[Exercise]: Find the lines holding "this" and copy them.

[Records with drawing code]:
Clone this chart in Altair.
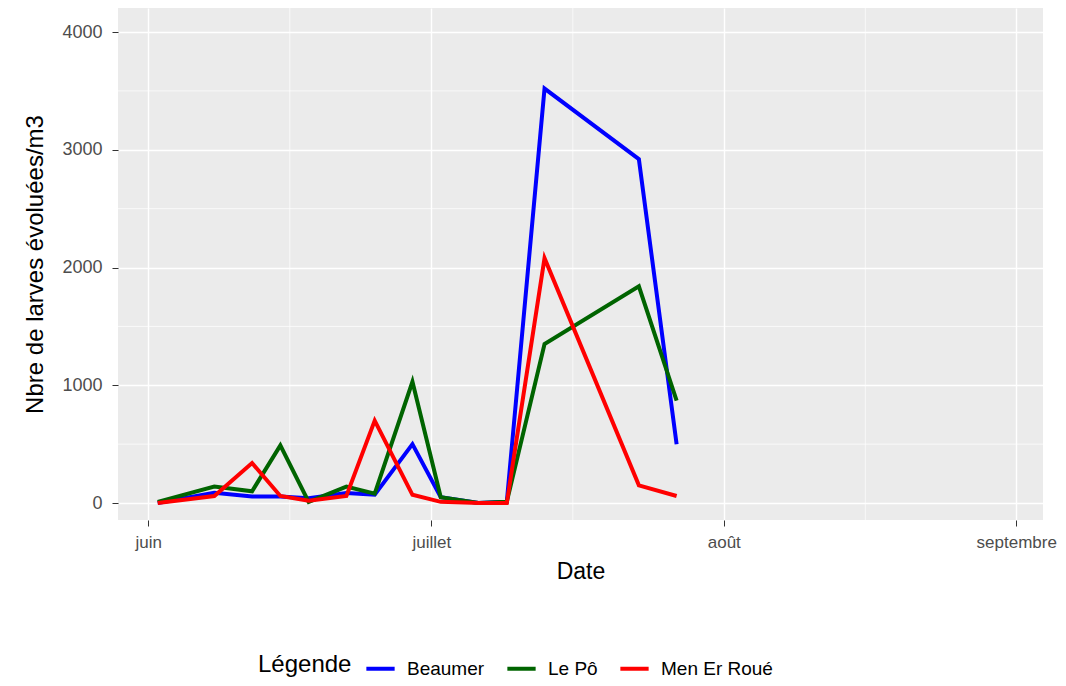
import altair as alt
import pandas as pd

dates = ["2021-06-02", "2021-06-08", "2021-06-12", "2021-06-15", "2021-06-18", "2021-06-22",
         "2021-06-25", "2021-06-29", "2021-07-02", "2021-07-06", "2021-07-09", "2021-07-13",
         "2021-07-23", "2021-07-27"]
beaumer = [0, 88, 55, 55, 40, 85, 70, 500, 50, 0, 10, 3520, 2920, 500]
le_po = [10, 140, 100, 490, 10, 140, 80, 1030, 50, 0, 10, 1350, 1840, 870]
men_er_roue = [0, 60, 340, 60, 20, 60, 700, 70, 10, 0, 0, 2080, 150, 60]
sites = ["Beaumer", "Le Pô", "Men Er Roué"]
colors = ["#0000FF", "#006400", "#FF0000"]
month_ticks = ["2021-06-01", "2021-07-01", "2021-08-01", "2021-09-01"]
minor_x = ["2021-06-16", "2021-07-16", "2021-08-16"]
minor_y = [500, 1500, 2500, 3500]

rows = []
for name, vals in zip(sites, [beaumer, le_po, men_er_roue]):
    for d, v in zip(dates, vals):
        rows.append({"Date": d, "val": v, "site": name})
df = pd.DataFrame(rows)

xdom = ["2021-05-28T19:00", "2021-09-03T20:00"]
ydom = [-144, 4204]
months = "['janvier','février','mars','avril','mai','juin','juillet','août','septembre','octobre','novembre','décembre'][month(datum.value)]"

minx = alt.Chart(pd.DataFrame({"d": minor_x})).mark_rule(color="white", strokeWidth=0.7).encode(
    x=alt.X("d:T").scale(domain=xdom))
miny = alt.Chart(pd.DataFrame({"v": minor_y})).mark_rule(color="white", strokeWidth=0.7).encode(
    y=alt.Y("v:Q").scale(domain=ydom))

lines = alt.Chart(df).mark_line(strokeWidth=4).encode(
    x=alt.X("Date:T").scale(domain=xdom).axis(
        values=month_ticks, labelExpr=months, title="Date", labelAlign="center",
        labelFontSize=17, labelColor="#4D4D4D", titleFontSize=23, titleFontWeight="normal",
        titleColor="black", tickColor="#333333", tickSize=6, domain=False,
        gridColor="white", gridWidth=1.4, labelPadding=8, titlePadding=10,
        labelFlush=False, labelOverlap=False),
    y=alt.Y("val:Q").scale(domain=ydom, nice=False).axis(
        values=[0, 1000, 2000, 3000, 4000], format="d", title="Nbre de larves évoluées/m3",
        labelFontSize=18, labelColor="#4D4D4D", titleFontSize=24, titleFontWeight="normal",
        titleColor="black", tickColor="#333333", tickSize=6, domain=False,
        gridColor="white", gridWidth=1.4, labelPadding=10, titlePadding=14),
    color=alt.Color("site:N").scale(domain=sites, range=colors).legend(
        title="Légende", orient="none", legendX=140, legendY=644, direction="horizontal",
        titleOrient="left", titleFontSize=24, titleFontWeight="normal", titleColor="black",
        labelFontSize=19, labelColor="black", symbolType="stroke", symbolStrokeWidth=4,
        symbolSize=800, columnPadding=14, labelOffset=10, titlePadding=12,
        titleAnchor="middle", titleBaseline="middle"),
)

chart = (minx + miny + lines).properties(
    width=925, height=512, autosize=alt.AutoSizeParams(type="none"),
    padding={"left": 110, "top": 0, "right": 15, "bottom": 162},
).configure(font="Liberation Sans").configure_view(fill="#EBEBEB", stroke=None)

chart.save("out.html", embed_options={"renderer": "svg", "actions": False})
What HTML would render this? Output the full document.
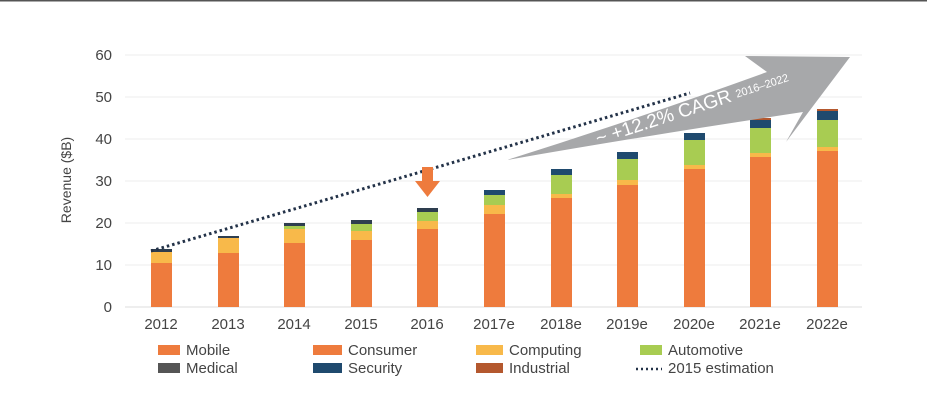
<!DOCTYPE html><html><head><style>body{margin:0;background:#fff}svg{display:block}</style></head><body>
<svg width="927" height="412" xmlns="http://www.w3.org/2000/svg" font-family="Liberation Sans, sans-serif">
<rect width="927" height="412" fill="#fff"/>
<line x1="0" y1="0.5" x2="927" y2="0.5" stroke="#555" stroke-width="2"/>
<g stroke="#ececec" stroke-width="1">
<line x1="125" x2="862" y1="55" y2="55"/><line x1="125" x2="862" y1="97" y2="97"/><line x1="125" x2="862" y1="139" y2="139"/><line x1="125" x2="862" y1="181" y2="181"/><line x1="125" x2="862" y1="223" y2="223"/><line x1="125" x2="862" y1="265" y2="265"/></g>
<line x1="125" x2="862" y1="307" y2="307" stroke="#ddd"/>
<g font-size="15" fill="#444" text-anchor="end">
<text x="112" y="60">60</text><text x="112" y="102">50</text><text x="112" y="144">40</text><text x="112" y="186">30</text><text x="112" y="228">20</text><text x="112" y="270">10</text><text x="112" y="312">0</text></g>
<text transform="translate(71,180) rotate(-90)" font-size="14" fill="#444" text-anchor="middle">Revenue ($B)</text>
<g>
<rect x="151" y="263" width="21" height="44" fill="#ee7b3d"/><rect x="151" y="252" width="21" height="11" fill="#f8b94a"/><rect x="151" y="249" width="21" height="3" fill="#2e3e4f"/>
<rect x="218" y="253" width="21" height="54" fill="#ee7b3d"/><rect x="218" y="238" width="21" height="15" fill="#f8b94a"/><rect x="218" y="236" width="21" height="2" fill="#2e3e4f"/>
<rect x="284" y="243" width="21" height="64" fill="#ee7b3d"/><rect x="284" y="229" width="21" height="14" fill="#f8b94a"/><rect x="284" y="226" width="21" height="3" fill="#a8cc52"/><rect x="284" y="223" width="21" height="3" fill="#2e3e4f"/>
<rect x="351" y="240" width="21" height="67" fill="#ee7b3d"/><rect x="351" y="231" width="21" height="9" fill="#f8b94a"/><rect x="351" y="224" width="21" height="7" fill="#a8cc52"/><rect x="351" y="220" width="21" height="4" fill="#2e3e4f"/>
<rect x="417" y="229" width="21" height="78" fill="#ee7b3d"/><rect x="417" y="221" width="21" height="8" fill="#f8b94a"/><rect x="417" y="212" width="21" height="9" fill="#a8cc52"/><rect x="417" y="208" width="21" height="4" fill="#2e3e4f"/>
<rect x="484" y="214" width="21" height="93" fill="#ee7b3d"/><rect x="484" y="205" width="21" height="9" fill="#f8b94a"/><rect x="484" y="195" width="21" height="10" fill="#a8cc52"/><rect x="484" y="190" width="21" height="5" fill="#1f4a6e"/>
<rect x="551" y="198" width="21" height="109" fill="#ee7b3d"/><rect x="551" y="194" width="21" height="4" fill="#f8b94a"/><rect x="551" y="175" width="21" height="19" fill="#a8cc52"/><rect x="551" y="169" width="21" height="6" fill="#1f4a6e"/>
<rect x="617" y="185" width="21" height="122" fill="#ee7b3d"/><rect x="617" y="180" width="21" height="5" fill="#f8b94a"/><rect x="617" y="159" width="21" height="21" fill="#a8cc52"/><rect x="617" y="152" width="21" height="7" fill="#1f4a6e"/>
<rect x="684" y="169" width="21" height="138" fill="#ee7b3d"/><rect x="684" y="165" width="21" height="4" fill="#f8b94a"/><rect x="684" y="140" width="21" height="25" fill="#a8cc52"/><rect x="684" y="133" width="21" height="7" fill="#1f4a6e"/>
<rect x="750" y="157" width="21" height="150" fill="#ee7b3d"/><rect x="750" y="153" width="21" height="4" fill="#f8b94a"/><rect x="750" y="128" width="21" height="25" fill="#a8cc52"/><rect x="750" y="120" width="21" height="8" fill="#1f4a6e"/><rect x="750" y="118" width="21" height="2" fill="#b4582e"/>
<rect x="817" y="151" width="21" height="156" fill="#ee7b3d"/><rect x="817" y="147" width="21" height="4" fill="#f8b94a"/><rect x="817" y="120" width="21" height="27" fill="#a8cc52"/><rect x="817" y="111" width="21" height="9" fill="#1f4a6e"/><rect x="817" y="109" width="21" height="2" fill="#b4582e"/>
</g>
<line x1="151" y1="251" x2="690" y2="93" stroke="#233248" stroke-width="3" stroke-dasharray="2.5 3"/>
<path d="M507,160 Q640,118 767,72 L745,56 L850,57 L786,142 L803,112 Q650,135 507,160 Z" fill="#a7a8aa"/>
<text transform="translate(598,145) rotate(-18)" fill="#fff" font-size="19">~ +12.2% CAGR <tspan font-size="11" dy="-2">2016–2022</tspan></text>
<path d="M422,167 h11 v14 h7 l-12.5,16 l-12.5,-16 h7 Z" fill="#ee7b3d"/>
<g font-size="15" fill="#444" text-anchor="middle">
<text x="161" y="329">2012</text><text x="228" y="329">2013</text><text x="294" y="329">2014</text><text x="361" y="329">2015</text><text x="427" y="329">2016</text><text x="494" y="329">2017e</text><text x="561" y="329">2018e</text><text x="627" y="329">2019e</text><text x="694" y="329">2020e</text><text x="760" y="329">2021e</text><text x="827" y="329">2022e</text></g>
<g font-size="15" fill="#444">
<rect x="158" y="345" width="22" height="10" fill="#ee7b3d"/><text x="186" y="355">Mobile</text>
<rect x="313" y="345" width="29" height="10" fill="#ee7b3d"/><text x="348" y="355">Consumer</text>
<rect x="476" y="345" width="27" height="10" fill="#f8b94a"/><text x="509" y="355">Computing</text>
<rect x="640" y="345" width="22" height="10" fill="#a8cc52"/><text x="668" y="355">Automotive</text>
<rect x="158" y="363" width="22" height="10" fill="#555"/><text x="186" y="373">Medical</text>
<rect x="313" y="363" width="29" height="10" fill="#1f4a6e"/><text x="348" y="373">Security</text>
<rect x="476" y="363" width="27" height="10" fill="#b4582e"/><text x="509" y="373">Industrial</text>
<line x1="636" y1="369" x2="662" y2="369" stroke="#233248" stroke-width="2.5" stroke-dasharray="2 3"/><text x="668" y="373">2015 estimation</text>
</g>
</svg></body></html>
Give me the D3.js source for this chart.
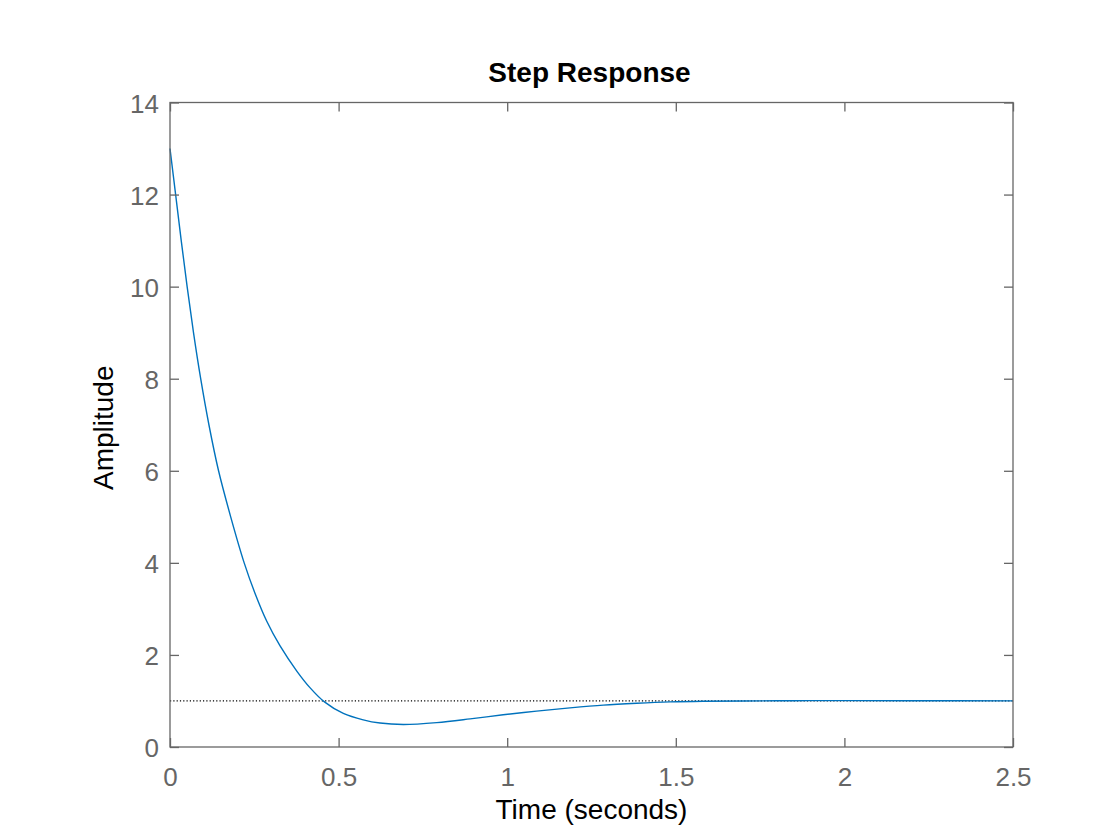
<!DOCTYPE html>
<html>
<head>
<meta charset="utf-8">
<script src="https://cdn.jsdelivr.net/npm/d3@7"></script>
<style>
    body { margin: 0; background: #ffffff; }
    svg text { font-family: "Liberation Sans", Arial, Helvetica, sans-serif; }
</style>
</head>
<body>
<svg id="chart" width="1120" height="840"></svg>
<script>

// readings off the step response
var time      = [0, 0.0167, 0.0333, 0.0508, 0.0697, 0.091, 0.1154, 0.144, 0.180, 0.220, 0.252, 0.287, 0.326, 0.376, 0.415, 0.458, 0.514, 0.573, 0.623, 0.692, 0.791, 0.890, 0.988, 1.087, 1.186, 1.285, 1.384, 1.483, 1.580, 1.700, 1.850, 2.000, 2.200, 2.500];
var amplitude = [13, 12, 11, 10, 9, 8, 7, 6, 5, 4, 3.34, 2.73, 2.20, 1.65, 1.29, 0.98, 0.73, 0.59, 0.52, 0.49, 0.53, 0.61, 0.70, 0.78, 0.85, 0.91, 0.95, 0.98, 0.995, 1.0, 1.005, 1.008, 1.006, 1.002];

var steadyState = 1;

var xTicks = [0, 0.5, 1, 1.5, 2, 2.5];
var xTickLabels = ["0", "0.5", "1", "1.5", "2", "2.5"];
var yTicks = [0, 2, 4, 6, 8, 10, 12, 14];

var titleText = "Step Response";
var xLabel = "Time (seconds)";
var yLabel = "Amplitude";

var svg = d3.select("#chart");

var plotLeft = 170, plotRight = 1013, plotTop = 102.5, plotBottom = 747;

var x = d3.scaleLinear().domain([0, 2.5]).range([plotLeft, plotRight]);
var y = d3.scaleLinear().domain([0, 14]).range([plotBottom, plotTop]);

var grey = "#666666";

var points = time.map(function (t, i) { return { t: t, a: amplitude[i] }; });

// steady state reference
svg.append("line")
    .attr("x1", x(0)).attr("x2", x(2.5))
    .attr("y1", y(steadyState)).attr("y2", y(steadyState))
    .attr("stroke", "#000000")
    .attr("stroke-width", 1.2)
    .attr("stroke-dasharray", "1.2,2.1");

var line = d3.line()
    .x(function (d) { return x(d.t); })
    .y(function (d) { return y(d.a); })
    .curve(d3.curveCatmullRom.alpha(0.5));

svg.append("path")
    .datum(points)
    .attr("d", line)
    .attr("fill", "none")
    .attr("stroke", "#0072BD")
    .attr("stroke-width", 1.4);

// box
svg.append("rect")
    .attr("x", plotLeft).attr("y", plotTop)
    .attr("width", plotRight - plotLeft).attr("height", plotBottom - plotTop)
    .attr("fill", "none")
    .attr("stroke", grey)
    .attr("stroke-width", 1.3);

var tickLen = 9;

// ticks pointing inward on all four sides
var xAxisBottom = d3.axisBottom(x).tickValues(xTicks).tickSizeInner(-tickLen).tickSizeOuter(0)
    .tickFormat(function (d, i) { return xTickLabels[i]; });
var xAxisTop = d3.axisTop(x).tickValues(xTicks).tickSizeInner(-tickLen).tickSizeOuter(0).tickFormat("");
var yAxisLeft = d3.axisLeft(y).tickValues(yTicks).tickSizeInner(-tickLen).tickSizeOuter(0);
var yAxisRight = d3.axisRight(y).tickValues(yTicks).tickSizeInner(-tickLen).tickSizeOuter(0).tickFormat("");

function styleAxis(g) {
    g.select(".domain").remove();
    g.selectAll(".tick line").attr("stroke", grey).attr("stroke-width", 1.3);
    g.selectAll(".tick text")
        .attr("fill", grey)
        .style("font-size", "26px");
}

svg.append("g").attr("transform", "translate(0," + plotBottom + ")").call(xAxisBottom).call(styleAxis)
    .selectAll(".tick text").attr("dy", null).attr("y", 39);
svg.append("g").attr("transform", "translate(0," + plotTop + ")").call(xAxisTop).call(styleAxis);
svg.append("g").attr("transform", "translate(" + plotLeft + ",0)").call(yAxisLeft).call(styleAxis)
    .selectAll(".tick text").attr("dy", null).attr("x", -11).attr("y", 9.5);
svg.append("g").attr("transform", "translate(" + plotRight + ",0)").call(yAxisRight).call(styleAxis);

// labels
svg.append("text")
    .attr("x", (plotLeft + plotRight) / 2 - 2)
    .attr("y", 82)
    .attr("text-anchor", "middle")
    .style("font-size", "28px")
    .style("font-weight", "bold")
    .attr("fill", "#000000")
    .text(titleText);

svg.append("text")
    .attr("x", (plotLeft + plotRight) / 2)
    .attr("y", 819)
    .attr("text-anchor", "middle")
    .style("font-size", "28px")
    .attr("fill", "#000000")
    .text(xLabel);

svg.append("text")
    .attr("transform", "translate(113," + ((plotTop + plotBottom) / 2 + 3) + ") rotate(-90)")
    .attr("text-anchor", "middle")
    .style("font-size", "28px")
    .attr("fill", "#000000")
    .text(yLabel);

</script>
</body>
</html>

[Exercise output]:
Clone this chart in Altair.
What HTML would render this? Output the full document.
Give me the D3.js source for this chart.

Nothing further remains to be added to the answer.